Two Important Stabilizers
DQN is not just “Q-Learning plus a neural network”. Two tricks make it much more stable.
Experience Replay
RL data comes in sequence. Consecutive samples are usually very similar, which is bad for neural network training.
DQN stores experiences in a replay buffer:
1
(state, action, reward, next_state)
During learning, it samples a random batch from this buffer. This makes training data less correlated and allows the agent to learn from old experiences more than once.
Target Network
DQN uses one network to predict current Q-values and another network to produce more stable targets.
1
q_target = reward + gamma * max(target_network(next_state))
The target network is copied from the main network only from time to time.

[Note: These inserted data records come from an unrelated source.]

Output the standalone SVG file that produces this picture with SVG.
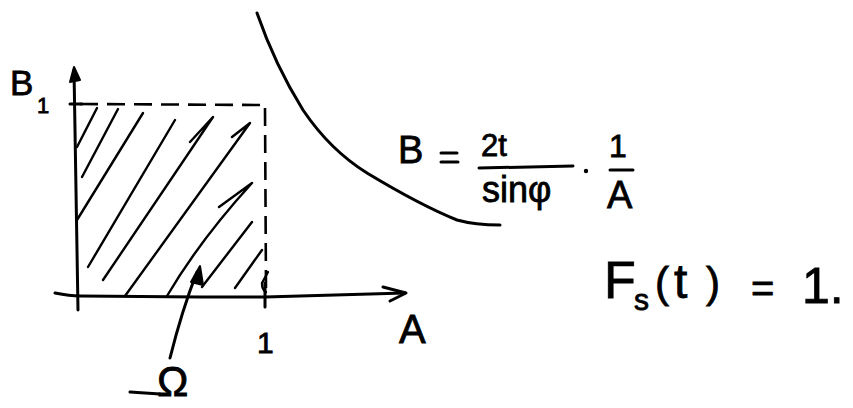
<svg xmlns="http://www.w3.org/2000/svg" width="853" height="408" viewBox="0 0 853 408">
  <style>
    .ink { fill: none; stroke: #000; stroke-width: 3; stroke-linecap: round; stroke-linejoin: round; }
    .thin { fill: none; stroke: #000; stroke-width: 2.4; stroke-linecap: round; stroke-linejoin: round; }
    .dash { fill: none; stroke: #000; stroke-width: 2.6; stroke-dasharray: 18 9; stroke-linecap: butt; }
    .t { font-family: "Liberation Sans", "DejaVu Sans", sans-serif; fill: #000; stroke: #000; stroke-width: 0.8; }
  </style>
  <rect width="853" height="408" fill="#fff"/>

  <g id="axes">
    <path class="ink" d="M55 293 Q70 296 80 296 L200 297 L265 297 Q340 295 405 293"/>
    <path class="ink" d="M383 287 L406 293 L390 301"/>
    <path class="ink" d="M78 310 Q76 200 74 70"/>
    <path d="M70 82 L74 67 L80 80 Z" fill="#000" stroke="#000" stroke-width="2" stroke-linejoin="round"/>
    <path class="ink" d="M70 104 L82 104"/>
    <path class="ink" d="M265 283 L265 307"/>
  </g>

  <g id="region">
    <path class="dash" d="M80 104 L265 105"/>
    <path class="dash" d="M265 108 L266 290"/>
    <path class="thin" d="M77 147 L97 108"/>
    <path class="thin" d="M82 177 L118 109"/>
    <path class="thin" d="M77 220 L143 113"/>
    <path class="thin" d="M88 267 L175 120"/>
    <path class="thin" d="M103 280 L213 117 L190 142"/>
    <path class="thin" d="M125 296 L250 123 L232 137"/>
    <path class="thin" d="M167 296 Q200 240 252 183 L219 207"/>
    <path class="thin" d="M202 287 L252 222"/>
    <path class="thin" d="M235 288 L262 250"/>
    <path class="thin" d="M268 272 L262 283 Q262 290 266 292"/>
  </g>

  <g id="curve">
    <path class="ink" d="M257 13 Q275 65 303 110 Q330 150 367 173 Q420 205 457 220 Q475 225 500 225"/>
  </g>

  <g id="labels">
    <text class="t" x="10" y="95" font-size="35">B</text>
    <text class="t" x="37" y="113" font-size="22">1</text>
    <text class="t" x="257" y="353" font-size="30">1</text>
    <text class="t" x="399" y="343" font-size="40">A</text>
    <text class="t" x="157" y="396" font-size="42">Ω</text>
    <path class="ink" d="M130 392 L160 394"/>
  </g>

  <g id="formula-B">
    <text class="t" x="398" y="163" font-size="38">B</text>
    <path class="ink" d="M441 153 L457 153 M441 162 L458 162"/>
    <text class="t" x="481" y="156" font-size="31">2t</text>
    <path class="ink" d="M479 168 L573 166"/>
    <text class="t" x="482" y="202" font-size="36">sinφ</text>
    <circle cx="586" cy="171" r="2.2" fill="#000"/>
    <text class="t" x="609" y="157" font-size="32">1</text>
    <path class="ink" d="M610 170 L633 170"/>
    <text class="t" x="607" y="208" font-size="38">A</text>
  </g>

  <g id="formula-F">
    <text class="t" x="604" y="298" font-size="52">F</text>
    <text class="t" x="634" y="310" font-size="30">s</text>
    <text class="t" x="655" y="297" font-size="42">(</text>
    <text class="t" x="674" y="298" font-size="48">t</text>
    <text class="t" x="706" y="297" font-size="42">)</text>
    <text class="t" x="751" y="302" font-size="40">=</text>
    <text class="t" x="802" y="303" font-size="50">1.</text>
  </g>

  <g id="connectors">
    <path class="ink" d="M170 358 Q182 310 197 272"/>
    <path d="M191 282 L200 266 L203 285 Z" fill="#000" stroke="#000" stroke-width="2" stroke-linejoin="round"/>
  </g>
</svg>
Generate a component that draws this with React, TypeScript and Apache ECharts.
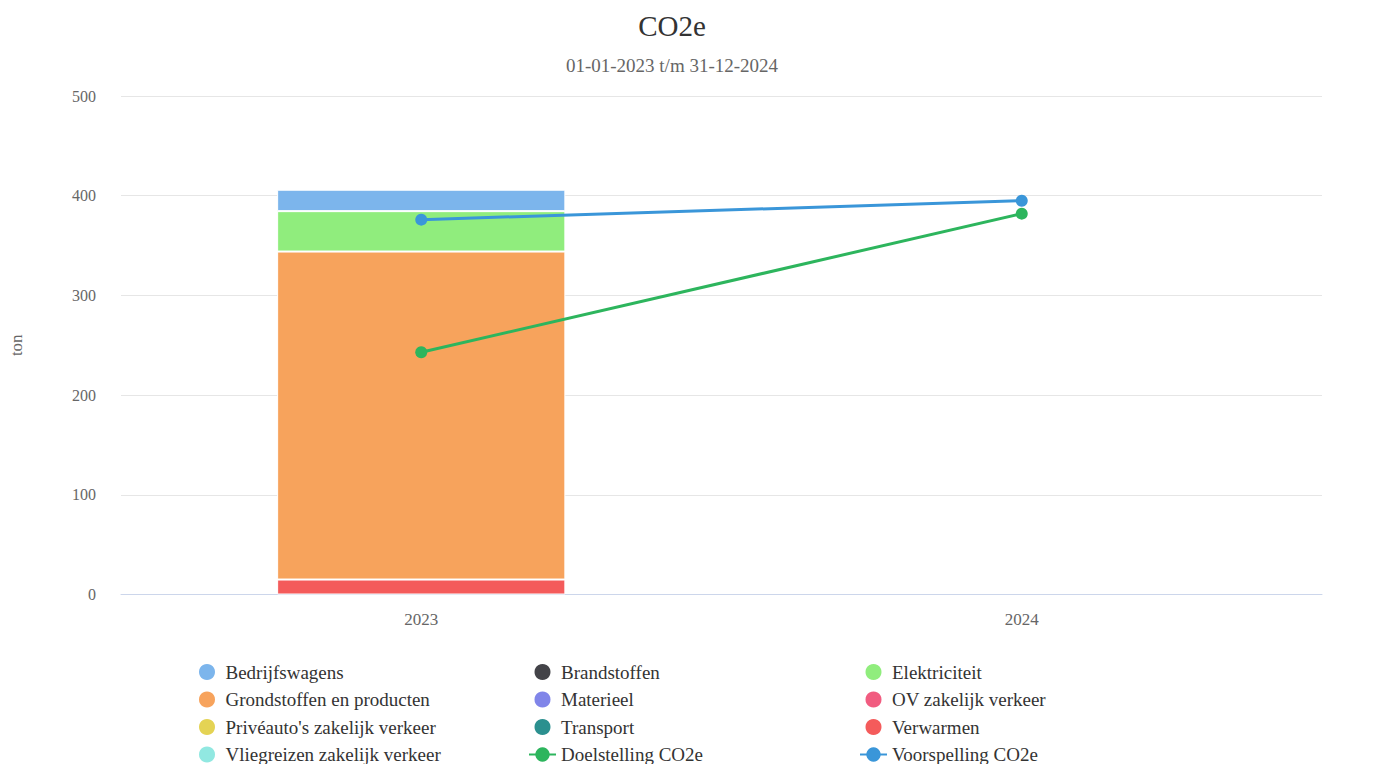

This prevents the target from changing too quickly.
DQN vs Tabular Q-Learning
| Topic | Q-Learning | DQN |
|---|---|---|
| State space | Small and discrete | Large or continuous |
| Value storage | Table | Neural network |
| Generalization | No | Yes |
| Training data | One transition | Mini-batches |
| Stability tools | Usually simple | Replay buffer and target network |
When to Use DQN
Use DQN when:
- The action space is discrete.
- The state space is too large for a table.
- You can collect many interactions in simulation.
- Similar states should share learned information.
DQN is not a good fit when the action itself is continuous. Methods such as DDPG or PPO are usually better for that.
Key Takeaways
- DQN replaces the Q-table with a neural network.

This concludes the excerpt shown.